2 Replies Latest reply on Oct 1, 2012 7:13 PM by Kirsten Harris

    How do we affirmatively distrust your certificate?

    rebecca.menessec Level 1

      Nothing in your FAQ and nothing I can find with Google search appears to provide an example of your now known-compromised code-signing certificate(s). As Windows admins, some of us need to find out which certificates were affected, and we need easily imported copies of the certificates so they can be placed in the Windows "Untrusted Certificates" list and/or other lists of affirmatively distrusted certificates.

       

      And we needed this starting when the news broke, if not earlier.

       

      Your assertion that "Are there other security risks to you? We have strong reason to believe that this issue does not present a general security risk" ( http://helpx.adobe.com/x-productkb/global/certificate-updates.html ) is false, and creates the risk that people will believe all they need to do, if anything, is install updated versions of your software.

       

      If you're merely planning to issue revocation via CRL and/or OCSP, that is extremely dangerous. CRL and OCSP revocation are known to be completely unreliable.

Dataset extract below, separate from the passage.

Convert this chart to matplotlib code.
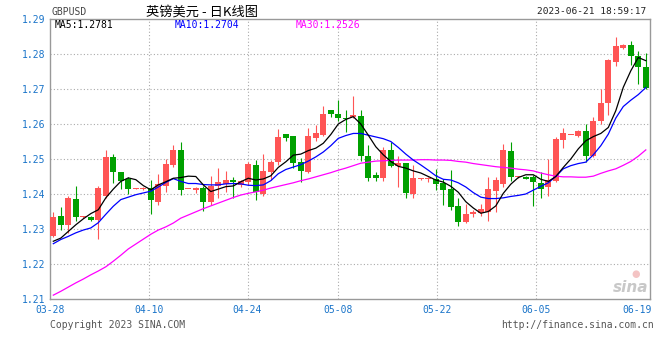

        • 1. Re: How do we affirmatively distrust your certificate?
          David__B Adobe Employee

          Hi Rebecca,

           

          This document has some additional info:

           

          http://www.adobe.com/support/security/advisories/apsa12-01.html

           

          The issue has been reported to MAPP as mentioned in the article.

           

          -Dave

          • 2. Re: How do we affirmatively distrust your certificate?
            Kirsten Harris Adobe Employee

            The code signing certificate that will be revoked is described in detail here:

             

            http://www.adobe.com/support/security/advisories/apsa12-01.html

            • Serial Number: 15 e5 ac 0a 48 70 63 71 8e 39 da 52 30 1a 04 88
            • sha1 Thumbprint: fd f0 1d d3 f3 7c 66 ac 4c 77 9d 92 62 3c 77 81 4a 07 fe 4c

             

            Regarding your statement that as a IT admin you need copies of the certificates so they can be placed in the Windows "Untrusted Certificates" list and/or other lists of affirmatively distrusted certificates, Adobe does not recommend the untrusted store in this situation.  The ASSET blog post contains the following paragraph on the topic:

             

            http://blogs.adobe.com/asset/2012/09/inappropriate-use-of-adobe-code-signing-certificate.h tml

             

            "Our internal testing indicates that moving the impacted Adobe certificate to the Windows Untrusted Certificate Store does not block threat actors from executing the malicious utilities on a victim machine. However, this configuration does have a negative impact on the user experience and execution of valid Adobe software signed with the impacted certificate. Adobe does not recommend using the Untrusted Certificate Store in this situation."

             

            Something that we do recommend is evaluating SRP / Applocker restrictions based on the hash sums of the known bad files.  Again from the ASSET blog post:

             

            "In addition to working with your security vendors to ensure you have the latest updates containing protections against these utilities, system administrators for managed desktop Windows OS environments can create a Software Restriction Policy (SRP‹via Group Policy) that disallows the execution of the malicious utilities and blocks them on the basis of the individual file hashes."

             

            Even without these steps, we have shared the samples with all the major security vendors via MAPP, so you can work with your security vendor/provider to determine if protections are already in place for your environment.

             

             

            Only one instance of the signed malicious utilities have been identified worldwide.  The nature of the utilities and manner in which they are generally used supports our assessment that the vast majority of users of Adobe software are not at risk.

             

            The Adobe certificate will be revoked for all binaries signed since July 10, 2012 and the certificate revocation will be published on the VeriSign CRL effective October 4, 2012.  We agree that the code signing and PKI world is full of inefficiencies and plan to talk more about our lessons learned in a few weeks.  (See the last paragraph of the ASSET blog post.)  Watch the ASSET blog for more details.